Hi Roger
sorry if I bothered you or even mislead you with some former post.
With respect to IT I have totally different topics in my head than the
'Icecast-thing'. It's history for me already quite a while and the
work
I invested in making
it running disgusted me.
Please consider that English is not my mother-language and even if my
English is
good, it's not perfect or without mistakes.
Where you put your certs and stuff isn't really of any importance
because by the correct masking you can hide them - even in a folder
where the webserver has access too. Security comes not by putting files
in some folder or not (even jails), Security comes as a whole but that's
another topic and the deeper I dig into it the
more distant I get from your problem.
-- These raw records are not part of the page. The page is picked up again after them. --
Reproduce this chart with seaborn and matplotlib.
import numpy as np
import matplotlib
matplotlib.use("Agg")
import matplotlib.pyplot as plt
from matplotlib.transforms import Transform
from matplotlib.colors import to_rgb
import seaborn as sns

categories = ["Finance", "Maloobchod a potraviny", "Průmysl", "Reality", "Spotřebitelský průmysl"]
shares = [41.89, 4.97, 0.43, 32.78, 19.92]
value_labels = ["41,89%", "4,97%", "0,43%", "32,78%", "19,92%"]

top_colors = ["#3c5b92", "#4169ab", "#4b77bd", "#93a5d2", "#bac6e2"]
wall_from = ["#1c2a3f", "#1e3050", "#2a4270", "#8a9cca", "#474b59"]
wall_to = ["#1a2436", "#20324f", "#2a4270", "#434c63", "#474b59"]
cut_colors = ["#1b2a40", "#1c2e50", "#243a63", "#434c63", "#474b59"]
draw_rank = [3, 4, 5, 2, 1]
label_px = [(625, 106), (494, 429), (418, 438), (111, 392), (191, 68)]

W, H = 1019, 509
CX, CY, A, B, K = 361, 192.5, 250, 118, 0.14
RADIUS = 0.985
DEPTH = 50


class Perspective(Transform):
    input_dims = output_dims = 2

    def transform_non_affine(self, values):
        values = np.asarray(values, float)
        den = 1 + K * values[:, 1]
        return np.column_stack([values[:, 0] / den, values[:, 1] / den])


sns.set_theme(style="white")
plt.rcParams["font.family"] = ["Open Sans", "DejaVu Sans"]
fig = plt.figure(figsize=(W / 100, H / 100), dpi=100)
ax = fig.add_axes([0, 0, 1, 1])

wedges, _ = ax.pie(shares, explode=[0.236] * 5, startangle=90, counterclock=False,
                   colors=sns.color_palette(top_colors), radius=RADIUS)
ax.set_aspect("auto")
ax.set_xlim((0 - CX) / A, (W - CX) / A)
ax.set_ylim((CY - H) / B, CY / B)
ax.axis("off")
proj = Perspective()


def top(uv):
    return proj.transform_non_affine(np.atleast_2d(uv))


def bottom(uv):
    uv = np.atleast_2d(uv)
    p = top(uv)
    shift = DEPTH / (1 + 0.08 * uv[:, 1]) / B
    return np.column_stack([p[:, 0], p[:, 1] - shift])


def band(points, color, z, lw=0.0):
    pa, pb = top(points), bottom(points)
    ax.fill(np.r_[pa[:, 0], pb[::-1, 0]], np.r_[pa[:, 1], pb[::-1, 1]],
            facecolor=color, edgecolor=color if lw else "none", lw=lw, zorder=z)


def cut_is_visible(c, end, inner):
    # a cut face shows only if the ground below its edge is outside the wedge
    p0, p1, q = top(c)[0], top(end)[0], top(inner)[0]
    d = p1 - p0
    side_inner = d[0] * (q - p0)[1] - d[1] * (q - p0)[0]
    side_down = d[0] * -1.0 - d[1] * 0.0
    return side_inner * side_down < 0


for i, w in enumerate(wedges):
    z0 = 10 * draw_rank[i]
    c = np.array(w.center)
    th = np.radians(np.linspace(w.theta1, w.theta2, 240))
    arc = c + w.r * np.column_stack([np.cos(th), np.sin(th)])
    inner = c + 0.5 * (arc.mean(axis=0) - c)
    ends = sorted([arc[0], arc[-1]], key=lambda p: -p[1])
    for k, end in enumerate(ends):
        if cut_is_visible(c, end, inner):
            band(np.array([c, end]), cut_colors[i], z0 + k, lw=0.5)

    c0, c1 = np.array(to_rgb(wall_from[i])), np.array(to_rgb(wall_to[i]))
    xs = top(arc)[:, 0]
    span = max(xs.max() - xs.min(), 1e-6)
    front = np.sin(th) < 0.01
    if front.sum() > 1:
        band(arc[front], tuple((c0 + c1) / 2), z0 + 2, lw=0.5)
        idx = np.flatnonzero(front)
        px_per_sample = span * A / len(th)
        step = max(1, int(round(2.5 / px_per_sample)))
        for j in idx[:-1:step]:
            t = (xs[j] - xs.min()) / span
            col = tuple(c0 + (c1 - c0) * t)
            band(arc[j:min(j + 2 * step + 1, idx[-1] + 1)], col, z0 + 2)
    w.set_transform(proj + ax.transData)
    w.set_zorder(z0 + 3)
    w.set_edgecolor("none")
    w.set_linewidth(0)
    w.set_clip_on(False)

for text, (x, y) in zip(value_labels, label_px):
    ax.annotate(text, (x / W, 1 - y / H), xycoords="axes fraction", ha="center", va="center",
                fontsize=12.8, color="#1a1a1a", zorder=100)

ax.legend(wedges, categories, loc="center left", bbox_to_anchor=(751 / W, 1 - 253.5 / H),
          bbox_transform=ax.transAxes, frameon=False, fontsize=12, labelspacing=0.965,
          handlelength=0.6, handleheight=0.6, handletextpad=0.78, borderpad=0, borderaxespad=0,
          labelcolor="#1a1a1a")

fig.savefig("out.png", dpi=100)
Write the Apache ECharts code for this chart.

Also there are always and everywhere
people disagreeing, trying to put their own mustard on the sausage.
Nice bla interlude isn't it.
My recommendation and without crawling in my resources and the ones in
the web
here my advice:
1. check your cert files
2. download and read the suitable manual to your icecast-server
3. check the linkage between the files (icecast.xml <-> cert-files)
4. check the ownership and mode of the files and folders
(icecast:icecast, 740)
5. check the linkage to the pid-file
additionally you can
4.
. check the webservers configs
. if the ssl mod is loaded
. if ssl is enable in the webserver of your choice
Even if the other nerd around mentioned correct that the webserver
usually has
no meaning in that scenario...
Can you set up the webserver (or any other similar application) you use
to use
your certs, are they working?
There should usually not be more to do than that.
I never set up a ssl-connection with my stream (for what?
superfluous...) so I
can't really report out of my experiences.